Trotz der Anonymität zwischen den zahlreichen Bewohnern mehrgeschossiger Plattenbauten, kennt man sich gewisserweise, ob man will oder nicht – die Insassen der dünnwändigen „Einraumparzellen“ solcher „Monolithen aus Beton“ hocken ja dicht genug beieinander.
Morlockk Dilemma ist ein Sohn Grünaus, eines Wohngebiets in Leipzig, in welchem es vor solch sozialistischen Elfenbeintürmen, wie er die Bauten in Anlehnung an den Film „Die unendliche Geschichte“ euphemistisch betitelt, nur so wimmelt. Geschichten als Ideengrundlage für seine EP „Weihnachten im Elfenbeinturm“ hat er also en masse erlebt.
Eine unerhörte Begebenheit trägt sich am Weihnachtsabend in einem Plattenbaugebiet zu: eine nicht näher definierte Person stürzt sich vom 16-stöckigen Hochhaus und erspäht während des Falls in jedem der Fenster eine individuelle Lebensgeschichte, bevor sie auf dem Erdboden aufprallt. „Das ist die Geschichte des Absturzes. Seines und ihres.“ – Morlockks Konzept des zwölf Anspielstationen starken Kollabo-Projekts mit Sample-Virtuose Dexter ist im Opener „Der Elfenbeinturm“ feat. Audio88 anschaulich erklärt.
Seinen charakteristischen, brachial-stürmischen Battle Rap-Sound hat er für für dieses Mini-Album eingemottet, stattdessen berichtet Morlockk groteske Storys über „Weihnachten [einer Familie] im Ghettobezirk“ („Ghettoweihnacht„), die Wohnsituation eines Dealers („Pusher„), er beschreibt detailliert die festtäglichen Bräuche einer Mietpartei am Weihnachtsabend („Dinner for One„) und illustriert weitere Alltagsepisoden über Liebe, Schmerz, Verzweiflung und Einsamkeit der verschiedenen Bewohner innerhalb des grauen Plattenbaus. „Man grüßt sich, doch übersieht sich […] und jedes Lächeln kalte Formalität.“
Feature-Schützenhilfe erhält der Wahlberliner von niemand geringeren als Kamp („Der Messi„), Hiob („Müllschlucker„) und Audio88 („Der Elfenbeinturm„). Dexter gelingt es mittels seiner melodischen, samplelastigen Beatkreationen, die melancholische Grundstimmung von Morlockks Storys zu stimmigen und runden Kurzgeschichten zu veredeln.

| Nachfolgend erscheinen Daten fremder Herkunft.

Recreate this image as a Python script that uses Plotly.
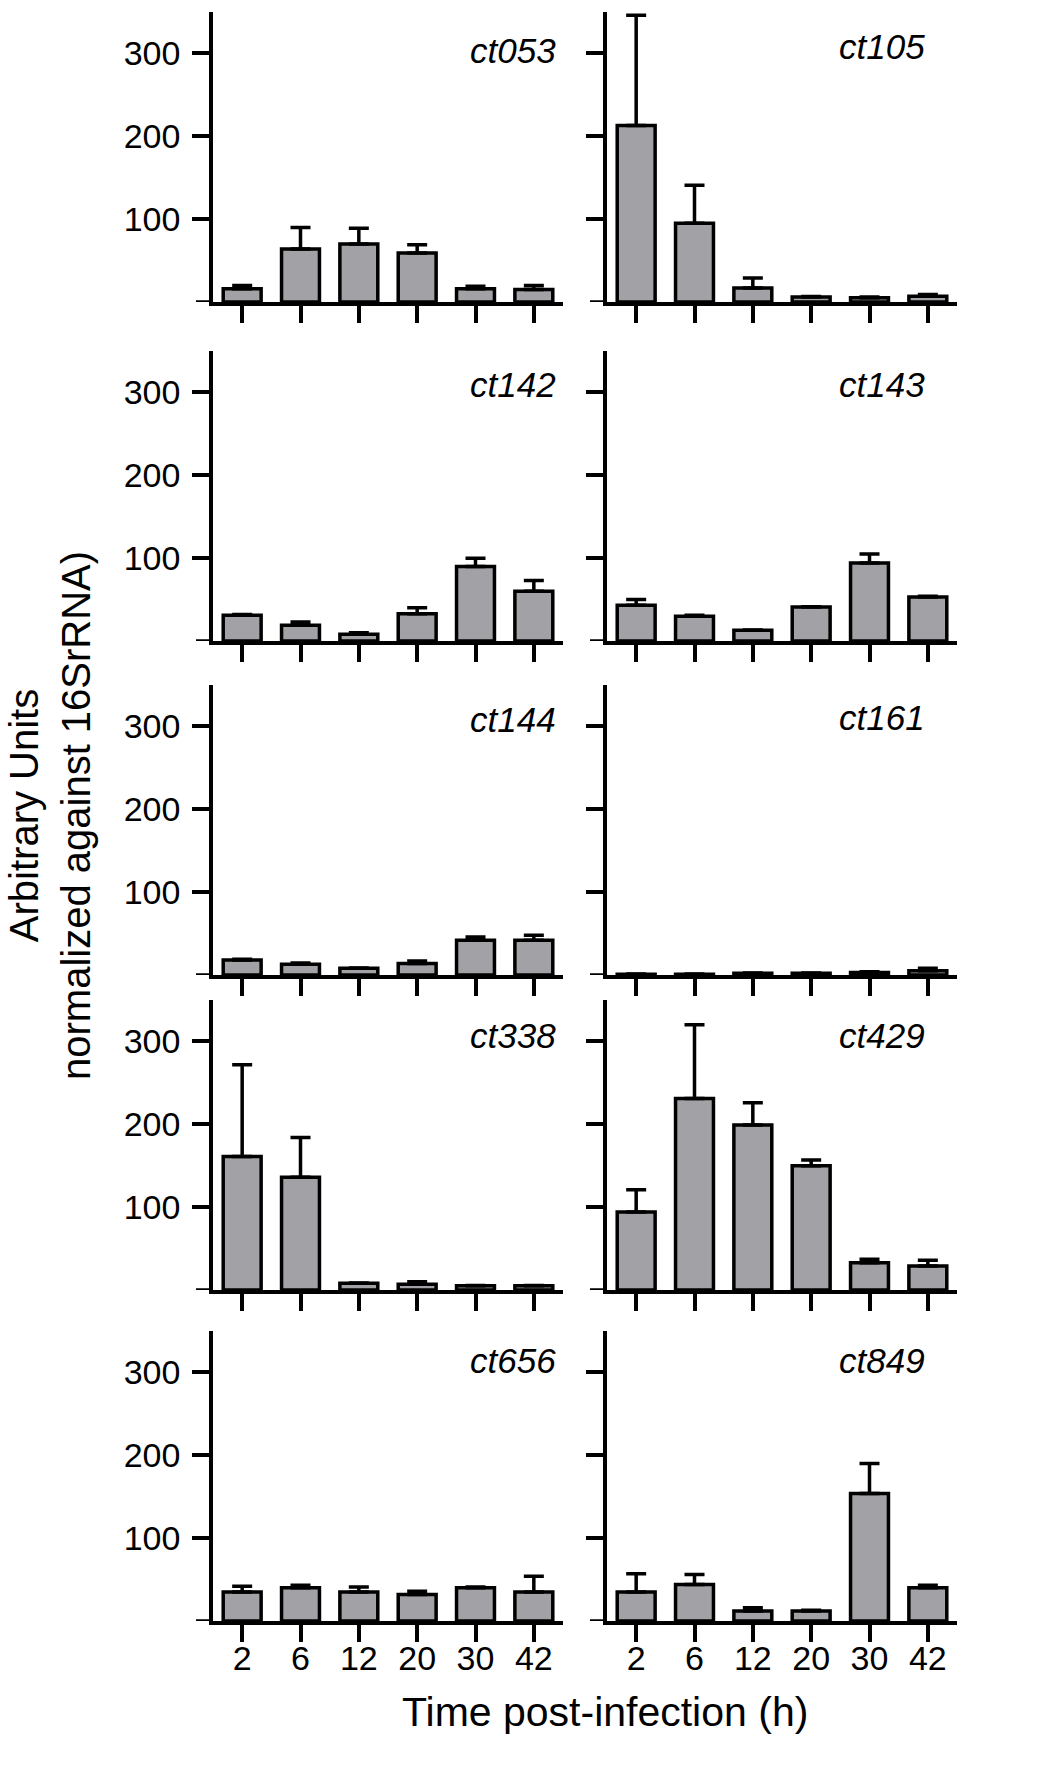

Als besondere Highlights stellen sich zum einen die tragische Geschichte über das gesellschaftlich geächtete, fremdartige Dasein eines Messis im gleichnamigen Track feat. Kamp sowie der nachfolgende Track „Müllschlucker“ feat. Hiob hervor. Grandiose Beats, erstklassige Features, Inhalte als kunstvoll ausformulierte Lyrik – was den Rest der EP angeht, bleiben ebenfalls kaum Wünsche offen. Ein insgesamt wirklich gelungenes Kollaboprojekt, dem man guten Gewissens fast schon den Wesenszug „Album“ zuschreiben darf.